The home has been cared for and preserved by Brian and Linda Tell since 1993.

2015 - Savory's Gardens - 5300 Whiting Avenue: 

Owned by Arlene Savory and her son Dennis, Savory's Gardens is a long standing nursery business, originating in 1946, Savory's is nestled into a residential neighborhood south dotted with vegetable and hobby farms. The Savory family originally owned 12 acres, but as their property was sold off for residential development, they continued to maintain their homestead and family business.

Savory's Gardens personifies the theme for 2015 Heritage Preservation Month "Explore Edina's Hidden Treasures"; flourishing as a renowned source for rare hostas with hybridization of in excess of 2,000 varieties over the years -- their gardens are open to the public and provide a beautiful retreat within the city limits.

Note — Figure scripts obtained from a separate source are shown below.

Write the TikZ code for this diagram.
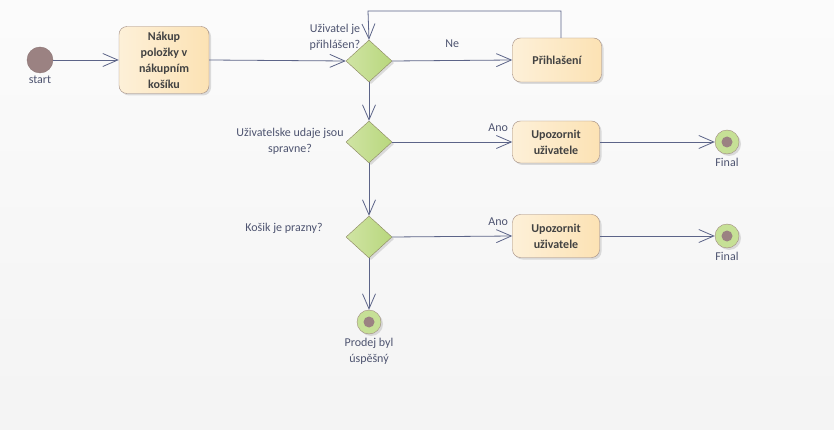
\documentclass[tikz,border=0pt]{standalone}
\usepackage{fontspec}
\setmainfont{Carlito}
\usetikzlibrary{positioning,shapes.geometric,arrows.meta,shadows}
\definecolor{linec}{RGB}{92,100,136}
\definecolor{txtc}{RGB}{78,84,112}
\definecolor{boxtxt}{RGB}{66,66,66}
\definecolor{boxl}{RGB}{253,240,216}
\definecolor{boxr}{RGB}{252,226,180}
\definecolor{boxd}{RGB}{160,138,128}
\definecolor{diaml}{RGB}{208,228,164}
\definecolor{diamr}{RGB}{184,215,125}
\definecolor{diamd}{RGB}{140,134,98}
\definecolor{startc}{RGB}{155,130,130}
\definecolor{finc}{RGB}{198,224,150}
\begin{document}
\begin{tikzpicture}[x=1pt, y=-1pt, font=\fontsize{12}{16}\selectfont,
    shad/.style = {drop shadow={shadow xshift=2pt, shadow yshift=-2pt, opacity=0.25}},
    action/.style = {draw=boxd, rounded corners=8pt, left color=boxl, right color=boxr, shad,
        text=boxtxt, font=\fontsize{12}{16}\selectfont\bfseries, align=center, inner sep=2pt},
    decision/.style = {draw=diamd, diamond, left color=diaml, right color=diamr, shad,
        minimum width=46pt, minimum height=42pt, inner sep=0pt},
    initial/.style = {draw=startc!90!black, circle, fill=startc, minimum size=26pt, inner sep=0pt},
    final/.style = {draw=boxd, circle, fill=finc, minimum size=24pt, inner sep=0pt, shad,
        path picture={\fill[startc] (path picture bounding box.center) circle (5.5pt);}},
    lbl/.style = {text=txtc, align=center, inner sep=1pt},
    arr/.style = {draw=linec, thick, -{Straight Barb[length=15pt, width=13pt]}}]
    % background
    \path[use as bounding box, top color=white!97!gray, bottom color=white!91!gray] (0,0) rectangle (834,430);
    % nodes
    \node[initial] (start) at (40,60) {};
    \node[lbl, below=2pt of start] (startlbl) {start};
    \node[action, minimum width=90pt, minimum height=67pt] (nakup) at (164,60) {Nákup\\položky v\\nákupním\\košíku};
    \node[decision] (d1) at (369,61) {};
    \node[lbl] (d1lbl) at (335,37) {Uživatel je\\přihlášen?};
    \node[action, minimum width=89pt, minimum height=44pt] (prihl) at (557,60) {Přihlašení};
    \coordinate (loop) at (368,11);
    \node[decision] (d2) at (369,142) {};
    \node[lbl] (d2lbl) at (290,141) {Uživatelske udaje jsou\\spravne?};
    \node[action, minimum width=87pt, minimum height=42pt] (up1) at (556,142) {Upozornit\\uživatele};
    \node[final] (fin1) at (727,142) {};
    \node[lbl, below=3pt of fin1] (fin1lbl) {Final};
    \node[decision] (d3) at (369,237) {};
    \node[lbl] (d3lbl) at (284,228) {Košik je prazny?};
    \node[action, minimum width=87pt, minimum height=43pt] (up2) at (556,236) {Upozornit\\uživatele};
    \node[final] (fin2) at (727,236) {};
    \node[lbl, below=3pt of fin2] (fin2lbl) {Final};
    \node[final] (fin3) at (369,322) {};
    \node[lbl, below=3pt of fin3] (fin3lbl) {Prodej byl\\úspěšný};
    % connectors
    \draw[arr] (start) -- (nakup);
    \draw[arr] (nakup.east) -- (d1.west);
    \draw[arr] (d1.east) -- node[lbl, above, pos=0.5, yshift=12pt] {Ne} (prihl.west);
    \draw[arr] ([xshift=4pt]prihl.north) |- (loop) -- (d1.north);
    \draw[arr] (d1.south) -- (d2.north);
    \draw[arr] (d2.east) -- node[lbl, above left, pos=1, xshift=-3pt, yshift=9pt] {Ano} (up1.west);
    \draw[arr] (up1.east) -- (fin1.west);
    \draw[arr] (d2.south) -- (d3.north);
    \draw[arr] (d3.east) -- node[lbl, above left, pos=1, xshift=-3pt, yshift=9pt] {Ano} (up2.west);
    \draw[arr] (up2.east) -- (fin2.west);
    \draw[arr] (d3.south) -- (fin3.north);
\end{tikzpicture}
\end{document}
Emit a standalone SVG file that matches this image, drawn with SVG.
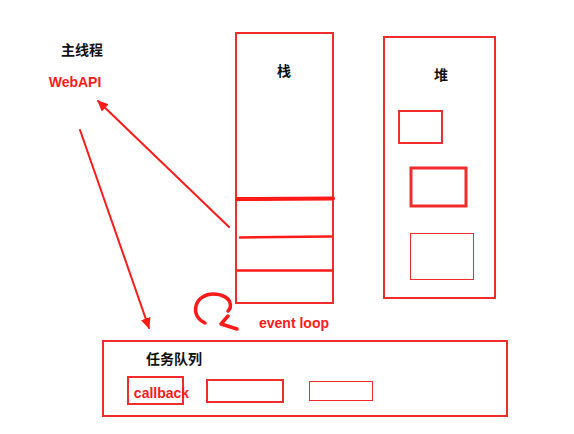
<svg xmlns="http://www.w3.org/2000/svg" width="574" height="434" viewBox="0 0 574 434">
<style>
.box{fill:none;stroke:#f02c2c}
.ln{fill:none;stroke:#ff1a1a;stroke-linecap:round;stroke-linejoin:round}
.cn{font-family:"Noto Sans CJK SC","Noto Sans",sans-serif;font-size:14px;font-weight:bold;fill:#111}
.rt{font-family:"Liberation Sans",Arial,sans-serif;font-size:14px;font-weight:bold;fill:#ff1a1a}
</style>
<defs>
<marker id="ah" markerWidth="12" markerHeight="12" refX="10" refY="5" orient="auto" markerUnits="userSpaceOnUse" viewBox="0 0 12 10">
<path d="M0,0 L11,5 L0,10 Z" fill="#ff1a1a"/>
</marker>
</defs>
<rect width="574" height="434" fill="#fff"/>
<g id="main-thread">
<text class="cn" x="82" y="55" text-anchor="middle">主线程</text>
</g>
<g id="webapi">
<text class="rt" x="75" y="86.5" text-anchor="middle">WebAPI</text>
</g>
<g id="stack">
<rect class="box" x="236" y="33" width="97" height="270" stroke-width="2"/>
<text class="cn" x="284" y="76" text-anchor="middle">栈</text>
<line class="ln" x1="237" y1="199" x2="333" y2="198.5" stroke-width="4"/>
<line class="ln" x1="240" y1="237.5" x2="331" y2="236.5" stroke-width="2.5"/>
<line class="ln" x1="238" y1="270.5" x2="332" y2="270.5" stroke-width="2.5"/>
</g>
<g id="heap">
<rect class="box" x="384" y="37" width="111" height="261" stroke-width="2"/>
<text class="cn" x="441" y="80" text-anchor="middle">堆</text>
<rect class="box" x="399" y="111" width="43" height="32" stroke-width="2"/>
<rect class="box" x="411" y="168" width="55" height="38" stroke-width="3"/>
<rect class="box" x="410.5" y="233.5" width="63" height="46" stroke-width="1"/>
</g>
<g id="task-queue">
<rect class="box" x="103" y="341" width="404" height="75" stroke-width="2"/>
<text class="cn" x="174" y="364" text-anchor="middle">任务队列</text>
<rect class="box" x="128" y="377" width="55" height="27" stroke-width="2"/>
<text class="rt" x="161.5" y="398" text-anchor="middle">callback</text>
<rect class="box" x="207" y="380" width="76" height="22" stroke-width="2"/>
<rect class="box" x="309.5" y="381.5" width="63" height="19" stroke-width="1"/>
</g>
<g id="event-loop">
<path class="ln" stroke-width="3.5" d="M205,323 C198,320 194,313 196,306 C198,298 206,294 213,294 C222,294 229,298 230,303 C231,306 230,309 228,311"/>
<path class="ln" stroke-width="3.5" d="M228,316 L221,324 L237,329"/>
<text class="rt" x="294" y="328" text-anchor="middle">event loop</text>
</g>
<g id="connectors">
<line class="ln" x1="229" y1="227" x2="98" y2="101" stroke-width="2" marker-end="url(#ah)"/>
<line class="ln" x1="80" y1="130" x2="149" y2="328" stroke-width="2" marker-end="url(#ah)"/>
</g>
</svg>
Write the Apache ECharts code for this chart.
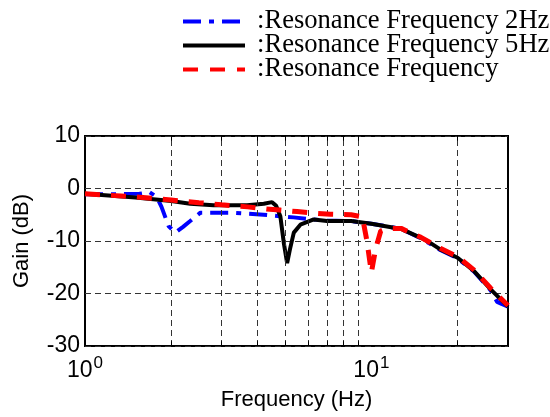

2016 - Vayda Residence - 5201 Wooddale Ave.

Owners Doug & Patricia Vayda worked closely with Rehkamp Larson Architects to build upon the historic character found in this quaint 1935 Tudor home.

In order to preserve signature rooms - the entry, dining room, and vaulted living room - the addition was designed to sit back on the site, allowing the historic living room gable to keep its prominent position on the front façade.

The height of the eaves and profiles, sash size of the windows, style of the brick, interior trim profiles, door and arch styles, and plaster wall texture all remain untouched in the original areas of the house and are meticulously repeated throughout the new space.

New cabinetry inspired by existing details, custom wrought iron railings with a historic blackened finish and salvaged door hardware help to preserve the house’s integrity.

The overall sensitivity to scale, form, materials, and craftsmanship successfully created a seamless unified house with consistent period character, and elevated its overall size and function for modern living.